WRITTEN INSTRUCTION
Could the lines from the start of the data through the line with "source reference plane']" be set down exactly, with no pictures among them?

DATA LINES
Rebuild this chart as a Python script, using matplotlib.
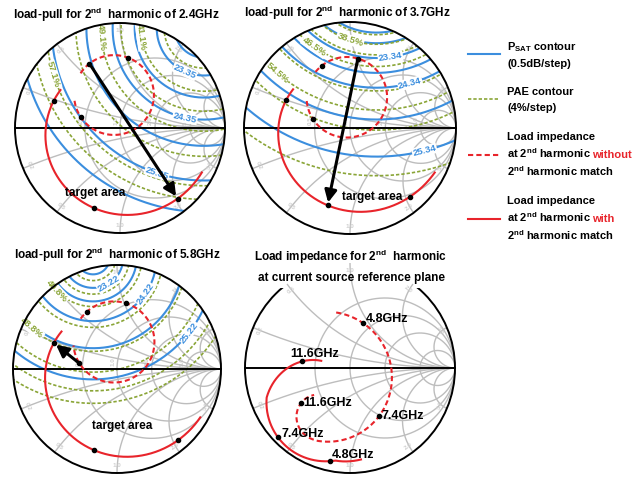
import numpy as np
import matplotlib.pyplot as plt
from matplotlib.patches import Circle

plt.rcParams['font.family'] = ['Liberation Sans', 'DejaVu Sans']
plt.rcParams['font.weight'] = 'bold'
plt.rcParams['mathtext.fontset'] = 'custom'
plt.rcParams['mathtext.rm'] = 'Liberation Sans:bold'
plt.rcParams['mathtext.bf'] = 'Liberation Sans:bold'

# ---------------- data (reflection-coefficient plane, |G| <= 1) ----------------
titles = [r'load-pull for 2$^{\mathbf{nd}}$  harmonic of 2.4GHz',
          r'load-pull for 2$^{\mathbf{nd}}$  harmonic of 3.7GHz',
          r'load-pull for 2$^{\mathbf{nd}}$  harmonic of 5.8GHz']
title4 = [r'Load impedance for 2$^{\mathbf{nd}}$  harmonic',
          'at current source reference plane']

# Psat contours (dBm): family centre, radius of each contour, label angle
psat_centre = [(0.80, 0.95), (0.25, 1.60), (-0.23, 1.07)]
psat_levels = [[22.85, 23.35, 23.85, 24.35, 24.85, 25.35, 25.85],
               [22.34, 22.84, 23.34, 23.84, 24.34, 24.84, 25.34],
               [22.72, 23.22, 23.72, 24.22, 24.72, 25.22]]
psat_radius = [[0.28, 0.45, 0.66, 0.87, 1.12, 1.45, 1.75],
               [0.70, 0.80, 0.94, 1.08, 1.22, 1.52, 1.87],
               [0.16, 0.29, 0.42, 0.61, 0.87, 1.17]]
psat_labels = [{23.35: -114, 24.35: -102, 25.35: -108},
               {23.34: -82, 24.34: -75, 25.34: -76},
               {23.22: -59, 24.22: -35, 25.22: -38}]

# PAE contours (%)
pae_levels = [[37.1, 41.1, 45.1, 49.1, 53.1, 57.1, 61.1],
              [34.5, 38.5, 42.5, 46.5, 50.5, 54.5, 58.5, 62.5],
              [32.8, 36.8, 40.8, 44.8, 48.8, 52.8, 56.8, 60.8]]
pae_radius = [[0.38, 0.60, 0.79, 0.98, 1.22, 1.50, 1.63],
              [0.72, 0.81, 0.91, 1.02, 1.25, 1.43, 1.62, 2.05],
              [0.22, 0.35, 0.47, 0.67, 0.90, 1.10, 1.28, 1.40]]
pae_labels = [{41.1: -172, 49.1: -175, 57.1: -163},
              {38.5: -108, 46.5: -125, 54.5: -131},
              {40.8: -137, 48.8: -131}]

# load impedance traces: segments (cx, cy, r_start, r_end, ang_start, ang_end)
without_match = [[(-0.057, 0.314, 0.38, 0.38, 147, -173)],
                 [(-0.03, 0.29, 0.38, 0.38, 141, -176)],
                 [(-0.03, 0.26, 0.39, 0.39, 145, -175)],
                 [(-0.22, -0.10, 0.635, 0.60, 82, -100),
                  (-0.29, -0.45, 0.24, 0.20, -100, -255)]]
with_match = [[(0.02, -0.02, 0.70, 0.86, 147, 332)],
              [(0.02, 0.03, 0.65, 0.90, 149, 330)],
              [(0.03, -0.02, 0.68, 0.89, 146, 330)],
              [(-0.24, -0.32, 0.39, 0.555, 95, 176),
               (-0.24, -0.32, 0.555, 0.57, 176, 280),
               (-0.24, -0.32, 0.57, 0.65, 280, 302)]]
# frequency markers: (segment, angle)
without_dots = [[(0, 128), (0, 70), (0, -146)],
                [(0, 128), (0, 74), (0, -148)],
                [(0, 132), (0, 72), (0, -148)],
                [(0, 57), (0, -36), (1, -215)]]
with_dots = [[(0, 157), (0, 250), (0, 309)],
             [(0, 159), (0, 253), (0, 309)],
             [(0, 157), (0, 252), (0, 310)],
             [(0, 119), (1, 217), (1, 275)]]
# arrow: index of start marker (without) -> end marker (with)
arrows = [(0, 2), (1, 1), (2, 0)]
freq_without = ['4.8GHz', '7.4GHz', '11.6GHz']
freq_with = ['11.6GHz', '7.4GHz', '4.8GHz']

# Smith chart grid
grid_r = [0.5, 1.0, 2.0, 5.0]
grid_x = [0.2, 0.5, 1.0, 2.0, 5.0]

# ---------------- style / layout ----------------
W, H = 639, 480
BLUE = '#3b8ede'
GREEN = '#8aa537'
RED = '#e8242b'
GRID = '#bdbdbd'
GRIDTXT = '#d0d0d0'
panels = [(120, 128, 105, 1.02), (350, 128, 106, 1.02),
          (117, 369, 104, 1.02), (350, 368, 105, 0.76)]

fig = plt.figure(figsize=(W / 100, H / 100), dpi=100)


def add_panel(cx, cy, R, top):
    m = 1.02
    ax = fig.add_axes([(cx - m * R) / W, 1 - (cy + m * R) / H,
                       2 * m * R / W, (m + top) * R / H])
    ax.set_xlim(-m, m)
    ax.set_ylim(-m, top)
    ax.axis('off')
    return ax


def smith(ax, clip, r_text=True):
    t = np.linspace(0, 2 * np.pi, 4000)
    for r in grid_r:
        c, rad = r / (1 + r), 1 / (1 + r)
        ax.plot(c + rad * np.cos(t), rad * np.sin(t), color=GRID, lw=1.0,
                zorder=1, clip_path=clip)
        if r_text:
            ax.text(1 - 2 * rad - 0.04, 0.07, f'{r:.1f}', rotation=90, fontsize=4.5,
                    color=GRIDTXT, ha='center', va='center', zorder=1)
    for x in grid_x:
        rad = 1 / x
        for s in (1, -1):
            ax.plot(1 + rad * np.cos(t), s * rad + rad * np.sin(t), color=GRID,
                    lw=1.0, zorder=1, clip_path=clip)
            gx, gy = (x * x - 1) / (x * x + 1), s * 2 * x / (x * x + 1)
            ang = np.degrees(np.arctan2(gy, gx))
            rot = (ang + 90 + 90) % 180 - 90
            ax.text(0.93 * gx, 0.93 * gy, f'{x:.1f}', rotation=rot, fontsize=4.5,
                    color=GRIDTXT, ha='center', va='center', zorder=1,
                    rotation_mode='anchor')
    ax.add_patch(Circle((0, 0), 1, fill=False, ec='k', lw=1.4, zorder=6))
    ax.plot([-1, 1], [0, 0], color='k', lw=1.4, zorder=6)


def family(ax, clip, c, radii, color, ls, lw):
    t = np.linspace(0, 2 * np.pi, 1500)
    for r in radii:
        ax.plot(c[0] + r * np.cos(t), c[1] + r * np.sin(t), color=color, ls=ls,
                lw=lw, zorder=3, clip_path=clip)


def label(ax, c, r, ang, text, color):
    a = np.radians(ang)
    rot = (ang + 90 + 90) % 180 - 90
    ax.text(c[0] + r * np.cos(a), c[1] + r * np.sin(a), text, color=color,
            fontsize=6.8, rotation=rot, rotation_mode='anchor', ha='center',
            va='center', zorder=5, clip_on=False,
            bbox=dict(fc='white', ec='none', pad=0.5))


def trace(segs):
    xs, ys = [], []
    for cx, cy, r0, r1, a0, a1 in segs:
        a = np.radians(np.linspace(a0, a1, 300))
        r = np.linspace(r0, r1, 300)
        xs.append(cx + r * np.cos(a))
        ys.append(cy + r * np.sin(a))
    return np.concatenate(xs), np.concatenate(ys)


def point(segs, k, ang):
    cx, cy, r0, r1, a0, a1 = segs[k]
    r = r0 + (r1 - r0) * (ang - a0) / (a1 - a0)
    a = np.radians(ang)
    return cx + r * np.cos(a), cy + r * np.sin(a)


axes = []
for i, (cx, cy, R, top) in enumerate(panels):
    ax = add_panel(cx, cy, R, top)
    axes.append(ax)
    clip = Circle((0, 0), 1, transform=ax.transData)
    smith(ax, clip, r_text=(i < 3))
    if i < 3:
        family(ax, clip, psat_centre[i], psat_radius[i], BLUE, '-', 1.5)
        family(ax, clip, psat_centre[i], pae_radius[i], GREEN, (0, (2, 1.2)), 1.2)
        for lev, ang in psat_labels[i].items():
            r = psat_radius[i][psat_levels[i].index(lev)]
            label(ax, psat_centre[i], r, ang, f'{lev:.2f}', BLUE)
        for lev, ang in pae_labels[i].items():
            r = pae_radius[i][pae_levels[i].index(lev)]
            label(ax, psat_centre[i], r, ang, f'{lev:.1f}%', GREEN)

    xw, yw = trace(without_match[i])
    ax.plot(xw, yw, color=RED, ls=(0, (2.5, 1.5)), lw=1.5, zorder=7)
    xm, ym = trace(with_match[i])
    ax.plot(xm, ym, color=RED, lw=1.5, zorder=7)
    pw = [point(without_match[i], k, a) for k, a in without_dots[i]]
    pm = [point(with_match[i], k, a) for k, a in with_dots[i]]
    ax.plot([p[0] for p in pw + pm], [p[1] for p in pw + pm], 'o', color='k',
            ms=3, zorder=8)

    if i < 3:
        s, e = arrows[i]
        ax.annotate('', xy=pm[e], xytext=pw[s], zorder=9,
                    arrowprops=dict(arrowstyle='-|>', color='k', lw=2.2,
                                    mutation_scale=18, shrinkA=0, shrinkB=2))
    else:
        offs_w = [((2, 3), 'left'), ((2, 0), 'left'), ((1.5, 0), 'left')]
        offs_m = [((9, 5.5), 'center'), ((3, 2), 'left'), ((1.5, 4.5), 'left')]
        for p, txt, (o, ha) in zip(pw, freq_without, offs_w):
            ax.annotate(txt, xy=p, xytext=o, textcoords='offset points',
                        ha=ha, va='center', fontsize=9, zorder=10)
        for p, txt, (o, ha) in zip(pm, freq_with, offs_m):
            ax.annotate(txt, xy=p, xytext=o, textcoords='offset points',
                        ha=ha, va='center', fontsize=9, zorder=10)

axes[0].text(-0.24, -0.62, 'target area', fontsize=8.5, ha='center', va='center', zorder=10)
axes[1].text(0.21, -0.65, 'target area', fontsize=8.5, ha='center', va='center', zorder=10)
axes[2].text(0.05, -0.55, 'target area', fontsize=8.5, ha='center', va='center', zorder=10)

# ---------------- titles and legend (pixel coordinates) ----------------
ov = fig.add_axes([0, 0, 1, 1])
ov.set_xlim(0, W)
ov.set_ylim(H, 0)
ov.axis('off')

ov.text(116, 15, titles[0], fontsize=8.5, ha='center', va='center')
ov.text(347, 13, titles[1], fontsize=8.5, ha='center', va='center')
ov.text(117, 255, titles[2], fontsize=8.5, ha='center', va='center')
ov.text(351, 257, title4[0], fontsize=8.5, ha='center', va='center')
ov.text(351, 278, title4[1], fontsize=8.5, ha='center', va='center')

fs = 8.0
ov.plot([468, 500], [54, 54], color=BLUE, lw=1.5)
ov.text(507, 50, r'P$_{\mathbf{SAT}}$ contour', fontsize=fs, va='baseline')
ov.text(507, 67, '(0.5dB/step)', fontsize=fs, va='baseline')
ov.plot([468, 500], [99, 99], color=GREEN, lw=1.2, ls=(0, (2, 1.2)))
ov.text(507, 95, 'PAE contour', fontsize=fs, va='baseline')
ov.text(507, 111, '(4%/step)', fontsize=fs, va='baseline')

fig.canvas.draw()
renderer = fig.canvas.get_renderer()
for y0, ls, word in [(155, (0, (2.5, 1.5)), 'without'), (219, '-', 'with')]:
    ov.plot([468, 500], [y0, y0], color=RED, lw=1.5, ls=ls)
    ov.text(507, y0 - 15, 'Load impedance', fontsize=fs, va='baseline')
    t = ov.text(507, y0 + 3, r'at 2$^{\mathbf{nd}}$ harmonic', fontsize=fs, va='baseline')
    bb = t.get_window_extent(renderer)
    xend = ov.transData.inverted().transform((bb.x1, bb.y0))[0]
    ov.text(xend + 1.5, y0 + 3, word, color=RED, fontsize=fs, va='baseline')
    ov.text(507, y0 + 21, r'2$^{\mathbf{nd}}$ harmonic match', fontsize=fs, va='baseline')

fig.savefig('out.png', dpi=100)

TASK ANSWER
Rebuild this chart as a Python script, using matplotlib.
import numpy as np
import matplotlib.pyplot as plt
from matplotlib.patches import Circle

plt.rcParams['font.family'] = ['Liberation Sans', 'DejaVu Sans']
plt.rcParams['font.weight'] = 'bold'
plt.rcParams['mathtext.fontset'] = 'custom'
plt.rcParams['mathtext.rm'] = 'Liberation Sans:bold'
plt.rcParams['mathtext.bf'] = 'Liberation Sans:bold'

# ---------------- data (reflection-coefficient plane, |G| <= 1) ----------------
titles = [r'load-pull for 2$^{\mathbf{nd}}$  harmonic of 2.4GHz',
          r'load-pull for 2$^{\mathbf{nd}}$  harmonic of 3.7GHz',
          r'load-pull for 2$^{\mathbf{nd}}$  harmonic of 5.8GHz']
title4 = [r'Load impedance for 2$^{\mathbf{nd}}$  harmonic',
          'at current source reference plane']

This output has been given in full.